WHAT IS ASKED
Your task is to output all the records below, word for word.

(Code that draws figures)
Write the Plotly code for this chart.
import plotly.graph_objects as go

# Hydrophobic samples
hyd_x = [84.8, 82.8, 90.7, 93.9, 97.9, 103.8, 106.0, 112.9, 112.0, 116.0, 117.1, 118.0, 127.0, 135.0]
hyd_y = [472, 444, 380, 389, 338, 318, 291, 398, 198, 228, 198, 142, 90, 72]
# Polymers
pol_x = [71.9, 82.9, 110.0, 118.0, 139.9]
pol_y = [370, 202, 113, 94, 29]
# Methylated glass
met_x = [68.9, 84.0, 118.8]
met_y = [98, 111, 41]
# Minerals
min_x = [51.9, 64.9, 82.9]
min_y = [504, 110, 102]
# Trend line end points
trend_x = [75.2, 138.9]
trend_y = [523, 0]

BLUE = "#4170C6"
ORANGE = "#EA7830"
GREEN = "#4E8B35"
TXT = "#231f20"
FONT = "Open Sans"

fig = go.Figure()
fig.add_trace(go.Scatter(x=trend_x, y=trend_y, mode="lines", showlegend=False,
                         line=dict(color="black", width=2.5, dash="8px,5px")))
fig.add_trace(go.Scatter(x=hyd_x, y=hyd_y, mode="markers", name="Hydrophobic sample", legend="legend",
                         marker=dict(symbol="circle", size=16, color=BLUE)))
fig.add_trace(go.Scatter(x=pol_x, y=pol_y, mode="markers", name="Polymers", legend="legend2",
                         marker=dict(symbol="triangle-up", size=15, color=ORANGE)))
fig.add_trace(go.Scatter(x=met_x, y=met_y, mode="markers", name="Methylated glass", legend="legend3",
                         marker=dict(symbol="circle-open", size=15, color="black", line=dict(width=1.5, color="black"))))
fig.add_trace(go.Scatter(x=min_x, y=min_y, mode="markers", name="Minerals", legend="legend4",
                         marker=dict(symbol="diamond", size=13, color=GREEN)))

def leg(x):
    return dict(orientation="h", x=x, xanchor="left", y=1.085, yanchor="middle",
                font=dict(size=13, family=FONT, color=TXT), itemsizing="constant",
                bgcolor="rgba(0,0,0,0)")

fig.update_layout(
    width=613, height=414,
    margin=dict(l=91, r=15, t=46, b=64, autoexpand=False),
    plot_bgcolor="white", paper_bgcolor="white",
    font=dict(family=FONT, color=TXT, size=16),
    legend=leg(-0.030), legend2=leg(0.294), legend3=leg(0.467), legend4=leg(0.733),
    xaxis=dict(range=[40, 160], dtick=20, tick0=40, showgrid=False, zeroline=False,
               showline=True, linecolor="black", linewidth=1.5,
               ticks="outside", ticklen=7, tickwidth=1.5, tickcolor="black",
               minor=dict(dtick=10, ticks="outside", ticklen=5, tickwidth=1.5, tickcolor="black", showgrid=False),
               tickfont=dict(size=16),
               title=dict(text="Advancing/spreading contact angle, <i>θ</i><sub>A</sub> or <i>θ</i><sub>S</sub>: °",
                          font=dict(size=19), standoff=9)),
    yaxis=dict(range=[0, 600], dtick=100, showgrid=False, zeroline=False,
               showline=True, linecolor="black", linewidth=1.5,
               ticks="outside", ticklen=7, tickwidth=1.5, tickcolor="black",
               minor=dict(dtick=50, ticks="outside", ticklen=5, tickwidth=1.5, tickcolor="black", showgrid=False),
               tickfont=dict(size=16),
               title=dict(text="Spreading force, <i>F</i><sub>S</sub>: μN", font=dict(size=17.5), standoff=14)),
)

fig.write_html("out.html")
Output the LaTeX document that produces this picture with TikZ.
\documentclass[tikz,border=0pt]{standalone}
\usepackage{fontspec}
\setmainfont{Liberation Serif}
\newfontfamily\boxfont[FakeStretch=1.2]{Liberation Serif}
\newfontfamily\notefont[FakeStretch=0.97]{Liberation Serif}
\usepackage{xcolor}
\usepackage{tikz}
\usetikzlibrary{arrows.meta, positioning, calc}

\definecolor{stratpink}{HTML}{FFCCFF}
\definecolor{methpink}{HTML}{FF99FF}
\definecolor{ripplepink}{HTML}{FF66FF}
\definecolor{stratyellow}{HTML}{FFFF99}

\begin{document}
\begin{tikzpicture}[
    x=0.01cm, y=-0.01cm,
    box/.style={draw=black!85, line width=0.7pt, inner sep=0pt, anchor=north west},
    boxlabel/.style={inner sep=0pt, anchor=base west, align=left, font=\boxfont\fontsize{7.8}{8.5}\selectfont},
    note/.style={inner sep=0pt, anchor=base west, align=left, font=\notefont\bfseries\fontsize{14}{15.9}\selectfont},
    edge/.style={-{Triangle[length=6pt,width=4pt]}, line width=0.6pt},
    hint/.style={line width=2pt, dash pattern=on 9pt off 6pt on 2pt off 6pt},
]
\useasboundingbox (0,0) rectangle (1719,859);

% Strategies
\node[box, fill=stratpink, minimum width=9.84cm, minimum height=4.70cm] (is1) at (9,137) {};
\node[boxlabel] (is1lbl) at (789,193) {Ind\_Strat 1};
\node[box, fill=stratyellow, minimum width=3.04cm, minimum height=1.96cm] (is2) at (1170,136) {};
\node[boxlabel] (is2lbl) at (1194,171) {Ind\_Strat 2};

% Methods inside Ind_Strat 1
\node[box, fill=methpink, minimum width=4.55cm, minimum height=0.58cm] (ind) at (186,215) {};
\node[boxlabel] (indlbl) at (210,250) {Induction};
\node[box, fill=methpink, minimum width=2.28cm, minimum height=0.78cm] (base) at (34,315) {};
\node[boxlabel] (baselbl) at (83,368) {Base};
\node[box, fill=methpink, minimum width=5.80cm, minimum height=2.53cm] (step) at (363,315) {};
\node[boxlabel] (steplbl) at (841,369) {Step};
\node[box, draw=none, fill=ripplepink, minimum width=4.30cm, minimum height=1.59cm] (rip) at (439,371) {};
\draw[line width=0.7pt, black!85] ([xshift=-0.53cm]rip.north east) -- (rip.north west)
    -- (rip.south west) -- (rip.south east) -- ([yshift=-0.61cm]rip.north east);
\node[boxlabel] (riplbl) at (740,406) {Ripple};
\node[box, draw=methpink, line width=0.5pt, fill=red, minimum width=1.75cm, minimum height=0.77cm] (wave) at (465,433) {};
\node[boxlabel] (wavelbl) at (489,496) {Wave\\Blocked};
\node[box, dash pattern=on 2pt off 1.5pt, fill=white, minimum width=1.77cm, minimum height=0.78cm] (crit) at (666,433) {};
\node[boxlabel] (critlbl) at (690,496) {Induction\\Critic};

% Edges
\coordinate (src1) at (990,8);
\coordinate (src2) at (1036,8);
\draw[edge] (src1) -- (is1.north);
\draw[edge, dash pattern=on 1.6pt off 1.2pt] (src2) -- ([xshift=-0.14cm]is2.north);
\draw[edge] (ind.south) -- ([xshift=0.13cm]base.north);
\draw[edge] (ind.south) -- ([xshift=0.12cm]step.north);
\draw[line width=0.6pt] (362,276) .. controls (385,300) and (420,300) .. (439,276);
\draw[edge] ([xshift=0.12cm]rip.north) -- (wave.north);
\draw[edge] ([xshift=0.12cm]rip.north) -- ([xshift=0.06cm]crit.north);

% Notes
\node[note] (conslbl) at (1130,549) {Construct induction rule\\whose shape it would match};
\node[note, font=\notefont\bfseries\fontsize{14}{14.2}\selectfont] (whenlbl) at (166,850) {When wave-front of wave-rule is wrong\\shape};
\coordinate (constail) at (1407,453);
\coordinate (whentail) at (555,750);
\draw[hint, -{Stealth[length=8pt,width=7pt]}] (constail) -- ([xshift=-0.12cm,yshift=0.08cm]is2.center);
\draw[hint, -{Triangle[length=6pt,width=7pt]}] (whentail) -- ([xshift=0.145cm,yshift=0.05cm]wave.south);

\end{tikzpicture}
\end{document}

CORRECT OUTPUT
Write the Plotly code for this chart.
import plotly.graph_objects as go

# Hydrophobic samples
hyd_x = [84.8, 82.8, 90.7, 93.9, 97.9, 103.8, 106.0, 112.9, 112.0, 116.0, 117.1, 118.0, 127.0, 135.0]
hyd_y = [472, 444, 380, 389, 338, 318, 291, 398, 198, 228, 198, 142, 90, 72]
# Polymers
pol_x = [71.9, 82.9, 110.0, 118.0, 139.9]
pol_y = [370, 202, 113, 94, 29]
# Methylated glass
met_x = [68.9, 84.0, 118.8]
met_y = [98, 111, 41]
# Minerals
min_x = [51.9, 64.9, 82.9]
min_y = [504, 110, 102]
# Trend line end points
trend_x = [75.2, 138.9]
trend_y = [523, 0]

BLUE = "#4170C6"
ORANGE = "#EA7830"
GREEN = "#4E8B35"
TXT = "#231f20"
FONT = "Open Sans"

fig = go.Figure()
fig.add_trace(go.Scatter(x=trend_x, y=trend_y, mode="lines", showlegend=False,
                         line=dict(color="black", width=2.5, dash="8px,5px")))
fig.add_trace(go.Scatter(x=hyd_x, y=hyd_y, mode="markers", name="Hydrophobic sample", legend="legend",
                         marker=dict(symbol="circle", size=16, color=BLUE)))
fig.add_trace(go.Scatter(x=pol_x, y=pol_y, mode="markers", name="Polymers", legend="legend2",
                         marker=dict(symbol="triangle-up", size=15, color=ORANGE)))
fig.add_trace(go.Scatter(x=met_x, y=met_y, mode="markers", name="Methylated glass", legend="legend3",
                         marker=dict(symbol="circle-open", size=15, color="black", line=dict(width=1.5, color="black"))))
fig.add_trace(go.Scatter(x=min_x, y=min_y, mode="markers", name="Minerals", legend="legend4",
                         marker=dict(symbol="diamond", size=13, color=GREEN)))

def leg(x):
    return dict(orientation="h", x=x, xanchor="left", y=1.085, yanchor="middle",
                font=dict(size=13, family=FONT, color=TXT), itemsizing="constant",
                bgcolor="rgba(0,0,0,0)")

fig.update_layout(
    width=613, height=414,
    margin=dict(l=91, r=15, t=46, b=64, autoexpand=False),
    plot_bgcolor="white", paper_bgcolor="white",
    font=dict(family=FONT, color=TXT, size=16),
    legend=leg(-0.030), legend2=leg(0.294), legend3=leg(0.467), legend4=leg(0.733),
    xaxis=dict(range=[40, 160], dtick=20, tick0=40, showgrid=False, zeroline=False,
               showline=True, linecolor="black", linewidth=1.5,
               ticks="outside", ticklen=7, tickwidth=1.5, tickcolor="black",
               minor=dict(dtick=10, ticks="outside", ticklen=5, tickwidth=1.5, tickcolor="black", showgrid=False),
               tickfont=dict(size=16),
               title=dict(text="Advancing/spreading contact angle, <i>θ</i><sub>A</sub> or <i>θ</i><sub>S</sub>: °",
                          font=dict(size=19), standoff=9)),
    yaxis=dict(range=[0, 600], dtick=100, showgrid=False, zeroline=False,
               showline=True, linecolor="black", linewidth=1.5,
               ticks="outside", ticklen=7, tickwidth=1.5, tickcolor="black",
               minor=dict(dtick=50, ticks="outside", ticklen=5, tickwidth=1.5, tickcolor="black", showgrid=False),
               tickfont=dict(size=16),
               title=dict(text="Spreading force, <i>F</i><sub>S</sub>: μN", font=dict(size=17.5), standoff=14)),
)

fig.write_html("out.html")
Output the LaTeX document that produces this picture with TikZ.
\documentclass[tikz,border=0pt]{standalone}
\usepackage{fontspec}
\setmainfont{Liberation Serif}
\newfontfamily\boxfont[FakeStretch=1.2]{Liberation Serif}
\newfontfamily\notefont[FakeStretch=0.97]{Liberation Serif}
\usepackage{xcolor}
\usepackage{tikz}
\usetikzlibrary{arrows.meta, positioning, calc}

\definecolor{stratpink}{HTML}{FFCCFF}
\definecolor{methpink}{HTML}{FF99FF}
\definecolor{ripplepink}{HTML}{FF66FF}
\definecolor{stratyellow}{HTML}{FFFF99}

\begin{document}
\begin{tikzpicture}[
    x=0.01cm, y=-0.01cm,
    box/.style={draw=black!85, line width=0.7pt, inner sep=0pt, anchor=north west},
    boxlabel/.style={inner sep=0pt, anchor=base west, align=left, font=\boxfont\fontsize{7.8}{8.5}\selectfont},
    note/.style={inner sep=0pt, anchor=base west, align=left, font=\notefont\bfseries\fontsize{14}{15.9}\selectfont},
    edge/.style={-{Triangle[length=6pt,width=4pt]}, line width=0.6pt},
    hint/.style={line width=2pt, dash pattern=on 9pt off 6pt on 2pt off 6pt},
]
\useasboundingbox (0,0) rectangle (1719,859);

% Strategies
\node[box, fill=stratpink, minimum width=9.84cm, minimum height=4.70cm] (is1) at (9,137) {};
\node[boxlabel] (is1lbl) at (789,193) {Ind\_Strat 1};
\node[box, fill=stratyellow, minimum width=3.04cm, minimum height=1.96cm] (is2) at (1170,136) {};
\node[boxlabel] (is2lbl) at (1194,171) {Ind\_Strat 2};

% Methods inside Ind_Strat 1
\node[box, fill=methpink, minimum width=4.55cm, minimum height=0.58cm] (ind) at (186,215) {};
\node[boxlabel] (indlbl) at (210,250) {Induction};
\node[box, fill=methpink, minimum width=2.28cm, minimum height=0.78cm] (base) at (34,315) {};
\node[boxlabel] (baselbl) at (83,368) {Base};
\node[box, fill=methpink, minimum width=5.80cm, minimum height=2.53cm] (step) at (363,315) {};
\node[boxlabel] (steplbl) at (841,369) {Step};
\node[box, draw=none, fill=ripplepink, minimum width=4.30cm, minimum height=1.59cm] (rip) at (439,371) {};
\draw[line width=0.7pt, black!85] ([xshift=-0.53cm]rip.north east) -- (rip.north west)
    -- (rip.south west) -- (rip.south east) -- ([yshift=-0.61cm]rip.north east);
\node[boxlabel] (riplbl) at (740,406) {Ripple};
\node[box, draw=methpink, line width=0.5pt, fill=red, minimum width=1.75cm, minimum height=0.77cm] (wave) at (465,433) {};
\node[boxlabel] (wavelbl) at (489,496) {Wave\\Blocked};
\node[box, dash pattern=on 2pt off 1.5pt, fill=white, minimum width=1.77cm, minimum height=0.78cm] (crit) at (666,433) {};
\node[boxlabel] (critlbl) at (690,496) {Induction\\Critic};

% Edges
\coordinate (src1) at (990,8);
\coordinate (src2) at (1036,8);
\draw[edge] (src1) -- (is1.north);
\draw[edge, dash pattern=on 1.6pt off 1.2pt] (src2) -- ([xshift=-0.14cm]is2.north);
\draw[edge] (ind.south) -- ([xshift=0.13cm]base.north);
\draw[edge] (ind.south) -- ([xshift=0.12cm]step.north);
\draw[line width=0.6pt] (362,276) .. controls (385,300) and (420,300) .. (439,276);
\draw[edge] ([xshift=0.12cm]rip.north) -- (wave.north);
\draw[edge] ([xshift=0.12cm]rip.north) -- ([xshift=0.06cm]crit.north);

% Notes
\node[note] (conslbl) at (1130,549) {Construct induction rule\\whose shape it would match};
\node[note, font=\notefont\bfseries\fontsize{14}{14.2}\selectfont] (whenlbl) at (166,850) {When wave-front of wave-rule is wrong\\shape};
\coordinate (constail) at (1407,453);
\coordinate (whentail) at (555,750);
\draw[hint, -{Stealth[length=8pt,width=7pt]}] (constail) -- ([xshift=-0.12cm,yshift=0.08cm]is2.center);
\draw[hint, -{Triangle[length=6pt,width=7pt]}] (whentail) -- ([xshift=0.145cm,yshift=0.05cm]wave.south);

\end{tikzpicture}
\end{document}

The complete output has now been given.